He walked me through the glass doors, and I thanked him for his time.
“For what it was worth. I’m sure all this melodrama will fizzle to nothing.” He rolled his shoulders. “Thought you and Big Guy were stuck in court for the rest of the century.”
“The case closed this morning. Surprise guilty plea.”
His beeper went off again. “Maybe that’s Himself giving me the good news…nope, more data from the ambulance…eighty-six-year-old male with subterranean pulse…at least we’re talking a full life span.”
He stashed the beeper. “Not that anyone makes those value judgments, of course.”
“Of course.”
We shook hands again.
He said, “The primary ‘terrible thing’ is Patty’s gone. I’m certain it’ll all boil down to Tanya being stressed out. You’ll help her come to grips with that.”
As I turned to leave, he said, “Patty was a great nurse. She should have attended some of those parties.”
CHAPTER 3
My house sits high above Beverly Glen, paper-white and sharp-edged, a pale wound in the green. Sometimes as I approach, it seems a foreign place, fashioned for someone with cold sensibilities. Inside, it’s high walls, big windows, hard floors, soft furniture to gentle the edges. An assertive silence I can live with because Robin’s back.

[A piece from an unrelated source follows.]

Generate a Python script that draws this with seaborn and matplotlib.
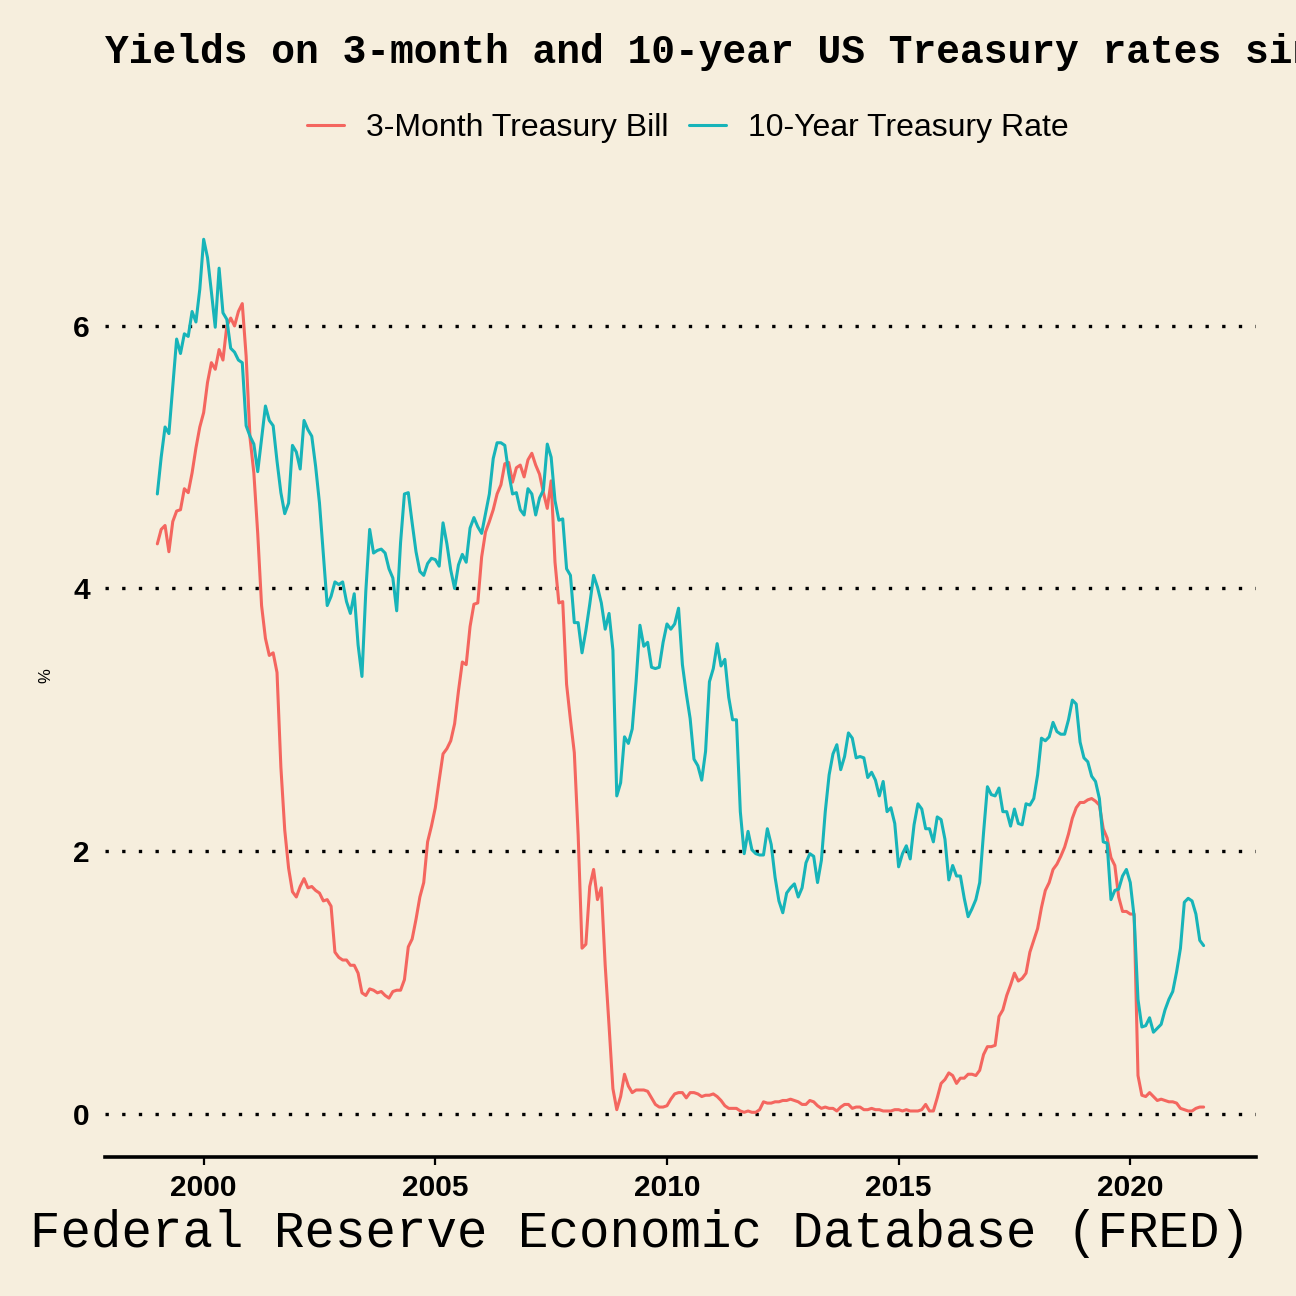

This week she was away, at a luthiers’ convention up in Healdsburg, showing two guitars and a mandolin. But for the trial, I might’ve gone with her.
We’re back together after two breakups, seem to be getting it right. When I start wondering about the future, I stop myself. If you want to get fancy, that’s cognitive behavior therapy.
Along with her clothes and her books and her drawing pencils, she brought a ten-week-old, fawn-colored French bulldog pup and offered me naming honors. The dog flourished in the company of strangers so I christened her Blanche.